If you’re a resident of Santa Ana, you’ve very likely grown used to living without much open space.
The parks in Santa Ana neighborhoods, if there are any at all, are puny compared to the wide expanses of South County. And for many Santa Ana residents who endure extremely crowded living conditions, the idea of having a garden is as foreign as having a three-car garage.
Isaac Michaca has lived this reality for all of his life. And though only 17, he knows what’s at stake.
He knows that a neighborhood with gardens — whether they be backyard gardens or community gardens — is a neighborhood with a better chance of combating obesity and other diet-related ills that have increasingly become a scourge of underserved communities.
So when Michaca came across Nancy Caruso and her environmental nonprofit — called Get Motivated! — which specializes in space-saving aquaponic gardening, he begged her to help make a community garden project happen in center-city Santa Ana.
Aquaponics is an integrated, sustainable, soil-less system for growing both fish and plants. It allows for plants to grow vertically and year-round with 90 percent less water than typically necessary, which is revolutionary for densely populated urban communities that don’t have the space required for traditional gardening.
“I told him [Michaca] I’ll teach you to do aquaponics, if you can show your community how to do aquaponics,” Caruso said.
Both made good on their end of the bargain, and Saturday Caruso addressed a crowd of city residents who are embarking on an aquaponic garden project at the Latino Health Access headquarters on Fourth Street.
“The best way I like to explain aquaponics is that you can grow your own fish tacos. Growing your own food is like printing your own money. You save money at the grocery store,” Caruso told the crowd.

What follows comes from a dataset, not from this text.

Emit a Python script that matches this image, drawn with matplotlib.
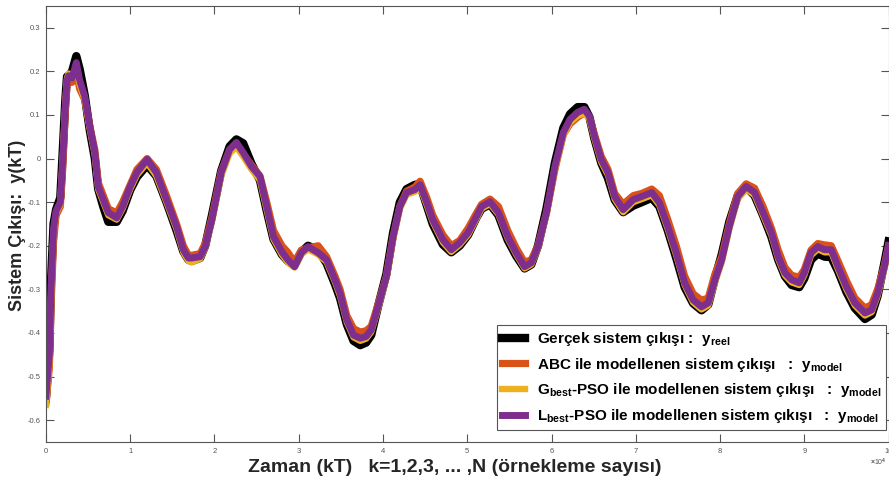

Latino Health Access, KidWorks, along with community members, have joined together to create a plan of action on how to fundraise, create and execute the project. The goal is to allow the growth and distribution of fresh fruits and vegetables throughout Santa Ana.
Michaca was not shy in sharing his enthusiasm for the project.
“I think it’s important to start a project like this one in Santa Ana because we don’t have a lot of access to health,” Michaca said. “There are no healthy fast food options. There’s not much space in Santa Ana, but in those small spaces, we can create healthy spaces.”
Aquaponics is nothing new — in fact its origins date back to the ancient Aztec civilization. And these days, Disney uses it to grow fruits and vegetables at its theme parks. Caruso, herself, has experience with developing aquaponic systems at the commercial level to help businesses grow produce utilizing the advantages of aquaponics.
However, aquaponics is not as easy as planting a few seeds in a patch of soil. A successful project requires specialized pumps, tanks and most importantly, maintenance. Caruso said an system set to serve a single home family could cost up to $500.
Caruso added, “The initial investment is more than soil, but over time it will be worth it.”
Caruso said the start-up costs for the Santa Ana aquaponic project will be around $700. The community members are already proposing everything from car washes to pupusa sales to come up with the money.
Claudia Naffa, 39, evoked the community’s excitement: “It opens the doors to Santa Ana to actually grow something and if we cooperate as a community, we can make it possible.”